4. A development unit as claimed in claim 3, characterised in that the closure elements (60) has an edge adjacent to the sleeve (16) and is slidable on the fixed wall part (26) so as to adjust the gap (d4) between this edge and the sleeve.

5. A development unit as claimed in claim 2, characterised in that the second chamber (46) is divided by a diaphragm (80) into an upper part (45) for communication between the lower part (47), the diaphragm comprising apertures (86) for communication between the lower and upper parts of the second chamber, so that the toner (T) flows from the lower part into the upper part of the second chamber.

6. A development unit as claimed in claim 5, characterised in that the diaphragm (80) comprises an end wall (84) facing towards and positioned tangentially to the sleeve (16), the end wall being disposed as a continuation of the arcuate base wall (32) towards the closure element (60).

7. A development unit as claimed in claim 6, characterised in that the end wall (84) has a first edge (88) facing the sleeve (16) at a distance (d5) therefrom which is less than the distance (d1) between the arcuate base wall (32) and the sleeve, in order to scrape a layer of toner on the sleeve which contains possible foreign bodies.

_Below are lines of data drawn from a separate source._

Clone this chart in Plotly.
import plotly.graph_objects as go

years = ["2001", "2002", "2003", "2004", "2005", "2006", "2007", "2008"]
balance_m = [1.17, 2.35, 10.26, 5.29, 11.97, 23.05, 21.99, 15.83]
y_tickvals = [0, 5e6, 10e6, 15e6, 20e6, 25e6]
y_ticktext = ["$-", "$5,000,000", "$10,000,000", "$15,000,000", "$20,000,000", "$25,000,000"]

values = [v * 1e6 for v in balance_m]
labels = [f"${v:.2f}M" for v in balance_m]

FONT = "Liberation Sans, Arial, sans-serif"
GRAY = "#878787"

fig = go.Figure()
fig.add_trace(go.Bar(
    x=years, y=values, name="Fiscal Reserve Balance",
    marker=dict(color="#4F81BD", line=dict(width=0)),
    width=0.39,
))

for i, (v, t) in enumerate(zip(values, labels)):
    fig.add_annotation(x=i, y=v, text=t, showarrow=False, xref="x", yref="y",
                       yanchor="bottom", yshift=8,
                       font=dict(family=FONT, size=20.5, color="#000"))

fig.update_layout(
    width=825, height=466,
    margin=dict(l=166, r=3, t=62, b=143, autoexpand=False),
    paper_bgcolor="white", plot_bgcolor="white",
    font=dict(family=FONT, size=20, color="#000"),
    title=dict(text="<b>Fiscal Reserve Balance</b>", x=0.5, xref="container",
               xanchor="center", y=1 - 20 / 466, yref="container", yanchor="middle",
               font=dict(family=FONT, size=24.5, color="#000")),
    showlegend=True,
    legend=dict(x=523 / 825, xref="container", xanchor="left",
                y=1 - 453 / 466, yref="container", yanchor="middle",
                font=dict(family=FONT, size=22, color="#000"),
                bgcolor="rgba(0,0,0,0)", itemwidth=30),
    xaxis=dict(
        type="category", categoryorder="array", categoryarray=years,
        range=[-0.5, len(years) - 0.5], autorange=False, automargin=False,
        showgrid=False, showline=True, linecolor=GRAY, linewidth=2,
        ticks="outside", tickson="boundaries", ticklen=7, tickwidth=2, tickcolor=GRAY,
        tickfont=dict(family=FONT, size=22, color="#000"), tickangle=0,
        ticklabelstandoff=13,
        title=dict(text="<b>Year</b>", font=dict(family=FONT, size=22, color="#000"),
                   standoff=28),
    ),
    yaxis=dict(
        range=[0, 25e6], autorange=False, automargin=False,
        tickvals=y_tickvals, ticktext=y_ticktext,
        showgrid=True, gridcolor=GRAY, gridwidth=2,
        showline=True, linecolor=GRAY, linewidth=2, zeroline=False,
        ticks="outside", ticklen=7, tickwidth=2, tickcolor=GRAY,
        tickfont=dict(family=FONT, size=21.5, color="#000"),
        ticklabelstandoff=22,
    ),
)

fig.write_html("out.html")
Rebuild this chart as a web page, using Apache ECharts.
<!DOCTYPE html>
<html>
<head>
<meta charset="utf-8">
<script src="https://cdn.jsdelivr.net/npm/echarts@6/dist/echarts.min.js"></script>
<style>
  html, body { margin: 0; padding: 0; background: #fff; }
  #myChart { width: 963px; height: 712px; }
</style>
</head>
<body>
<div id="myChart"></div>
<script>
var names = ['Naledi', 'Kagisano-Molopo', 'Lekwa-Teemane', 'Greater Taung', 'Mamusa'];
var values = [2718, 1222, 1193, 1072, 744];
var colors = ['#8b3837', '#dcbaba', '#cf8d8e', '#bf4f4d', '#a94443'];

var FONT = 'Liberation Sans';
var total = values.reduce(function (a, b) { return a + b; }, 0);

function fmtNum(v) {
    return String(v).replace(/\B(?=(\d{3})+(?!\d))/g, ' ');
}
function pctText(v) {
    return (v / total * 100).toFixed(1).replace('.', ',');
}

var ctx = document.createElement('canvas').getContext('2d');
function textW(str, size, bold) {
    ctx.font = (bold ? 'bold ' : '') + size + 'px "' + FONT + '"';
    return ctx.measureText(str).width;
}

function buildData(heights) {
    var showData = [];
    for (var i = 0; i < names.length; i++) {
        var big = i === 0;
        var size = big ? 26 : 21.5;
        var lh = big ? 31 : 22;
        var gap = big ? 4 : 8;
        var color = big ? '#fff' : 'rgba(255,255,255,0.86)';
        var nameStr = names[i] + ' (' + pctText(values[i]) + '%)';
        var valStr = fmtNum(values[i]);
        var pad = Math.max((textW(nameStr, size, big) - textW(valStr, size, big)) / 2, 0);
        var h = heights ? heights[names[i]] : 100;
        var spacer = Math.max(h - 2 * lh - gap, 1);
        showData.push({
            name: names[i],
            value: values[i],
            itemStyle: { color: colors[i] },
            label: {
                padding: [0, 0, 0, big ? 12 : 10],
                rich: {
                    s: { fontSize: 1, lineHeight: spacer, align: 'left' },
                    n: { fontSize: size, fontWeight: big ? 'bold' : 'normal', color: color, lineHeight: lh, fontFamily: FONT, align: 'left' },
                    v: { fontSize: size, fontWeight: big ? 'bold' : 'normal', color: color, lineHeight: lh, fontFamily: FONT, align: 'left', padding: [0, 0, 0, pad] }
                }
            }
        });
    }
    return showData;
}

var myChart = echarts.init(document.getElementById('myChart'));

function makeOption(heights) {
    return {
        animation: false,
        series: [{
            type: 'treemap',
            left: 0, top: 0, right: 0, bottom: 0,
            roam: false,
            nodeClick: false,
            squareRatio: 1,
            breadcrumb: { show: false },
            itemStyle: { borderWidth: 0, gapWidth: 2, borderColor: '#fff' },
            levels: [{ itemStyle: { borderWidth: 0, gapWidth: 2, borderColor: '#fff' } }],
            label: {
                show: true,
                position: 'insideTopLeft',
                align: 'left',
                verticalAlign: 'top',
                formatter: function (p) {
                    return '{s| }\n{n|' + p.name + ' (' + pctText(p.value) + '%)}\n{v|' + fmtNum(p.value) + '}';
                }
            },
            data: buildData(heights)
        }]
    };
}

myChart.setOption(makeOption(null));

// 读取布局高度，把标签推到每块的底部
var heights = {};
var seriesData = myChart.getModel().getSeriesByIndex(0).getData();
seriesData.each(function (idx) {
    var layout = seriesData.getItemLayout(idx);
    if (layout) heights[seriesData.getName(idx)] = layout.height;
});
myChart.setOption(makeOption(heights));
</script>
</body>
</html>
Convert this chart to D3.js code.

8. A development unit as claimed in claim 7, characterised in that the end wall (84) defines the feed slit (36) between a second edge distant from the said first edge (88) and the closure element (60), and defines a passage (90) between the said first edge and the adjacent part of the arcuate wall (32), so that the toner (T) contained in the upper part (45) of the second chamber is transferred on to the sleeve (16) through the feed slit (36), while foreign bodies are conveyed by the said first edge (88) into the lower part (47) of the second chamber, through the said passage.